Another recommendation from stakeholders is that more conversations need to be encouraged at state faculty meetings, informing about the barriers and high student debt that keep underserved populations from accessing and completing higher education degrees. Stakeholders say meeting conversations should encourage faculty to think about textbook costs and student debt for all students, not just enrolled college students.

More research is needed to understand how OER benefits dual enrollment equity and underrepresented students who are enrolled at community colleges (Perez et al., 2021). As one of the researchers for the Open Educational Resources project at the Office of Community College and Leadership (OCCRL), I can say that our goal is to assess the need and use of OER at community colleges in Illinois. We research the national and state barriers, trends, and equity practices that use OER to serve historically underrepresented students in higher education. The literature I analyzed in this research area does not clearly define OER’s initiatives but does report what institutions in Illinois are using OER materials and their value for students.

When it comes to underrepresented populations, there is no data to support the advantages of OER helping marginalized students and students with disabilities. Therefore, community colleges are valuable because these institutions serve students of diverse economic and special needs. If OER is a solution for offering students high-quality educational experiences that enhance dual enrollment equity, better teaching practices, inexpensive learning resources, and decreased textbook costs, then, as Zinth (2021) reported, more state-level support and funding need to be applied to OER initiatives. OER needs to be seen as a valuable option for getting underprivileged students from high school to completing postsecondary degrees without high college debt.

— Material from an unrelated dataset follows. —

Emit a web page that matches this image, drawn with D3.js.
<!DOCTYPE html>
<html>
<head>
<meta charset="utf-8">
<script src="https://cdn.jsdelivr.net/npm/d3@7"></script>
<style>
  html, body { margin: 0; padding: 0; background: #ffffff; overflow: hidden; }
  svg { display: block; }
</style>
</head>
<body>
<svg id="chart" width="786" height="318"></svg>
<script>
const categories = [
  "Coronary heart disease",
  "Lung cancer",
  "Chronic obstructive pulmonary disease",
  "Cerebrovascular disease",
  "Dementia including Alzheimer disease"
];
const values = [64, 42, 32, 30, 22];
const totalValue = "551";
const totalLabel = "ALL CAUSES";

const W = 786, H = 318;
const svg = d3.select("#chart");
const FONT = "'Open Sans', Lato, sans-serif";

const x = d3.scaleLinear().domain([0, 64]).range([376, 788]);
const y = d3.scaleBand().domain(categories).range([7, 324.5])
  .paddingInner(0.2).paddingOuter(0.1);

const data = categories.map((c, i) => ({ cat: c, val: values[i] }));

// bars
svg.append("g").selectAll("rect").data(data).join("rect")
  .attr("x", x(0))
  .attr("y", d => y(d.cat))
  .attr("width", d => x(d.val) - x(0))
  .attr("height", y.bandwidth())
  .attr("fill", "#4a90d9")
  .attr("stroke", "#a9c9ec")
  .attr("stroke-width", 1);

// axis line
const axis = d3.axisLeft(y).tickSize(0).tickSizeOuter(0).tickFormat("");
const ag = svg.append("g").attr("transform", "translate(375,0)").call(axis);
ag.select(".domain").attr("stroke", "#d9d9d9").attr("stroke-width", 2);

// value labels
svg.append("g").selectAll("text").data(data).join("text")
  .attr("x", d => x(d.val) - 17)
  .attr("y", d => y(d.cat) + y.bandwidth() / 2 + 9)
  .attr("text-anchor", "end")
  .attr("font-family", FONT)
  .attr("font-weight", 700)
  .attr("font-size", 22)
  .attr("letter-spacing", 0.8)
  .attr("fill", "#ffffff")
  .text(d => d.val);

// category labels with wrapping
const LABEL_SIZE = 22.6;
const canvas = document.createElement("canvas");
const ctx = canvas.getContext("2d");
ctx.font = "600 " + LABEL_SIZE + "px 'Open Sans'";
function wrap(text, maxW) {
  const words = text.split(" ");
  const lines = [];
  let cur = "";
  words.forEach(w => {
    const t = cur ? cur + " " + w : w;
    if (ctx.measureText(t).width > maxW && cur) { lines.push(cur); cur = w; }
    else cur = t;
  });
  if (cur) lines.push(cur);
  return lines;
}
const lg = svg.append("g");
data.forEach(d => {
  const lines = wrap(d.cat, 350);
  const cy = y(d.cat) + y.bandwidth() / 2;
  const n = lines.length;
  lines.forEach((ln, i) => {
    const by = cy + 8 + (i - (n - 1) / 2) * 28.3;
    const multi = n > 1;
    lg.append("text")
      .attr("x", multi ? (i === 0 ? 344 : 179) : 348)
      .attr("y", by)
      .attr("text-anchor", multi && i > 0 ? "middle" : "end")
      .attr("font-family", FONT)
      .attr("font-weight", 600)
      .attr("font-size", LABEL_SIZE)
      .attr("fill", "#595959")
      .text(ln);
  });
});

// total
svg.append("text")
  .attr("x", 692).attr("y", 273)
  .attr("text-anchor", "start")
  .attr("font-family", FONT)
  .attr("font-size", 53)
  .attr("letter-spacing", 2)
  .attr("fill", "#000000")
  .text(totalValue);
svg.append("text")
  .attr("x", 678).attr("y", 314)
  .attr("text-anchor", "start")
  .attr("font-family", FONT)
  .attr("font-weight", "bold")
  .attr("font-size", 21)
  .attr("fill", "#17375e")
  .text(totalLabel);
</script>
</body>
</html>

ExcelinEd Civil Rights Data Collection Analysis. (2018). College and career pathways: equity and access.

Perez, M., Del Real Viramontes, J., Yeo, H. T., Owolabi, N., & Zamani-Gallaher, E. M. (2021, June).  Fostering access, affordability, and equity: A primer on the role of open educational resources in Illinois career and technical education. Champaign, IL: Office of Community College Research and Leadership, University of Illinois at Urbana Champaign.

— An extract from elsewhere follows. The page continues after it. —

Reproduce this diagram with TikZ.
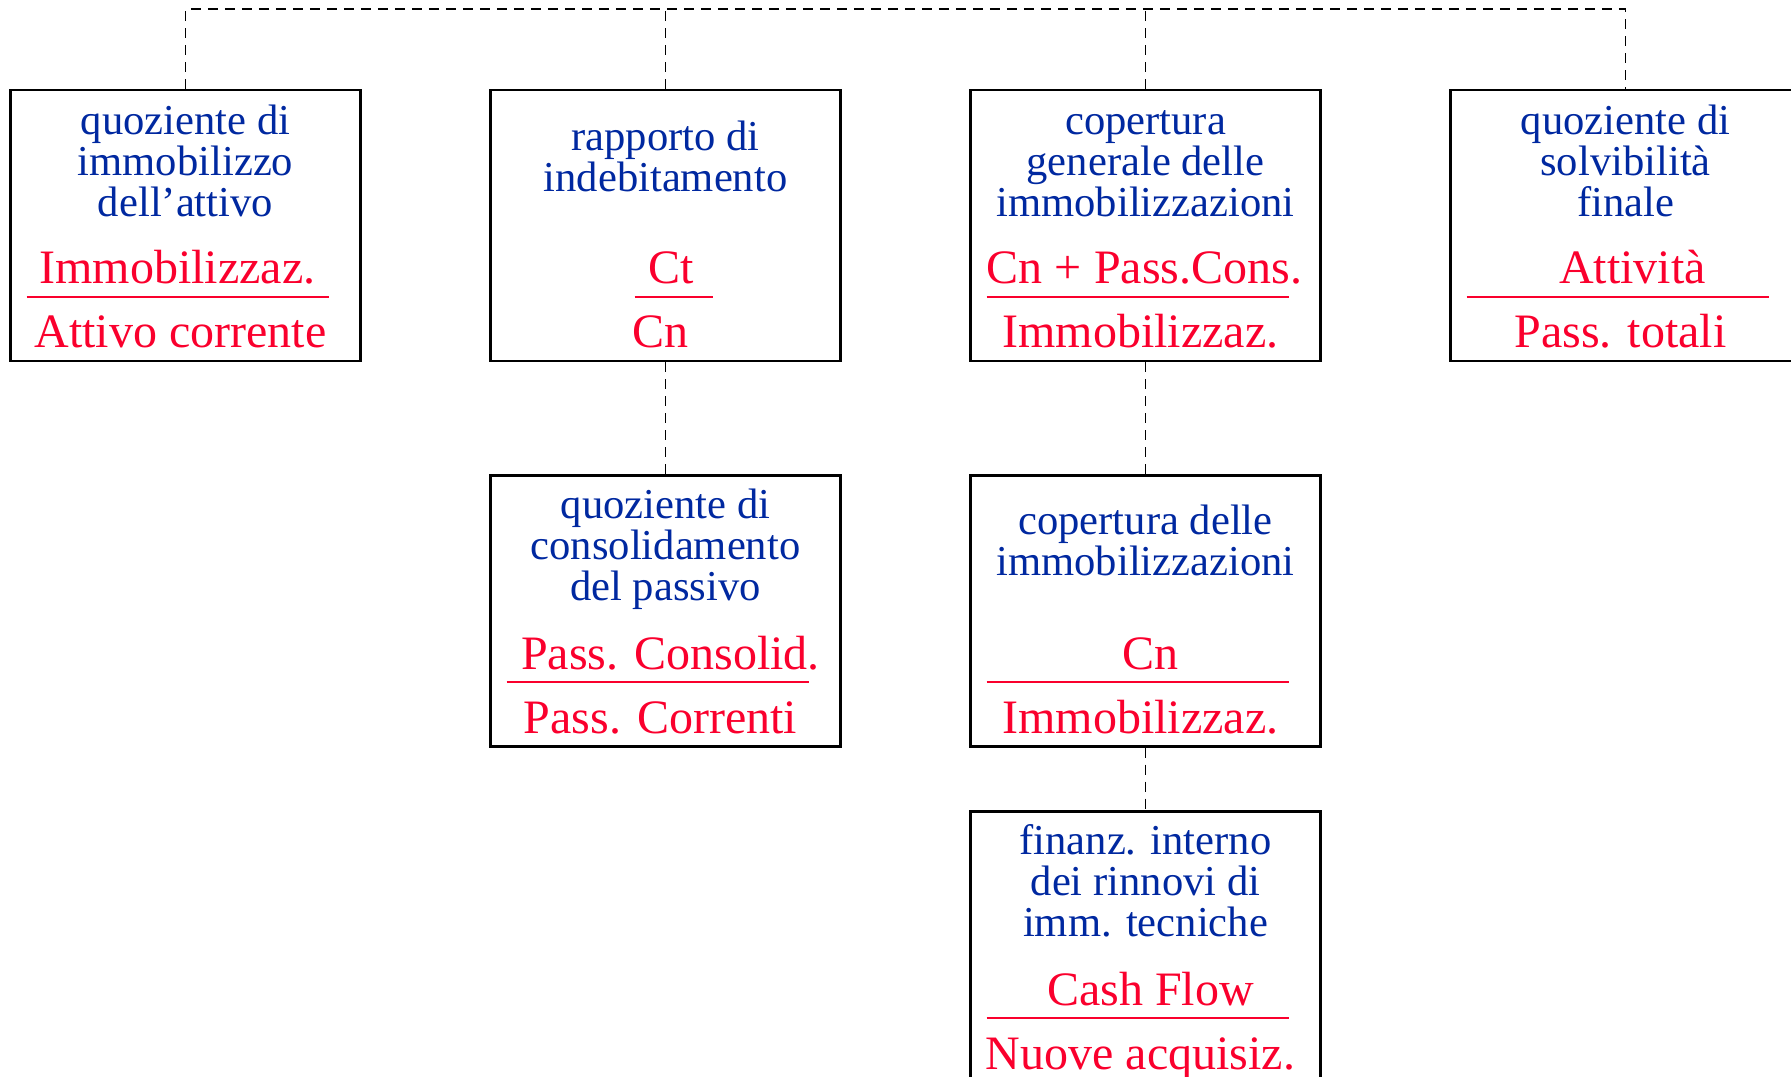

U.S. Department of Education, National Center for Education Statistics. (2020). Dual or concurrent enrollment in public schools in the united states. Washington, D.C: Government Printing Office.

Zinth, J. (2019). Funding for equity: Designing state dual enrollment funding models to close equity gaps. College in High School Alliance.

Zinth, J. (2021). OER in dual enrollment: Leveraging open educational resources to expand equitable access. Midwestern Higher Education Compact and Southern Regional Education Board.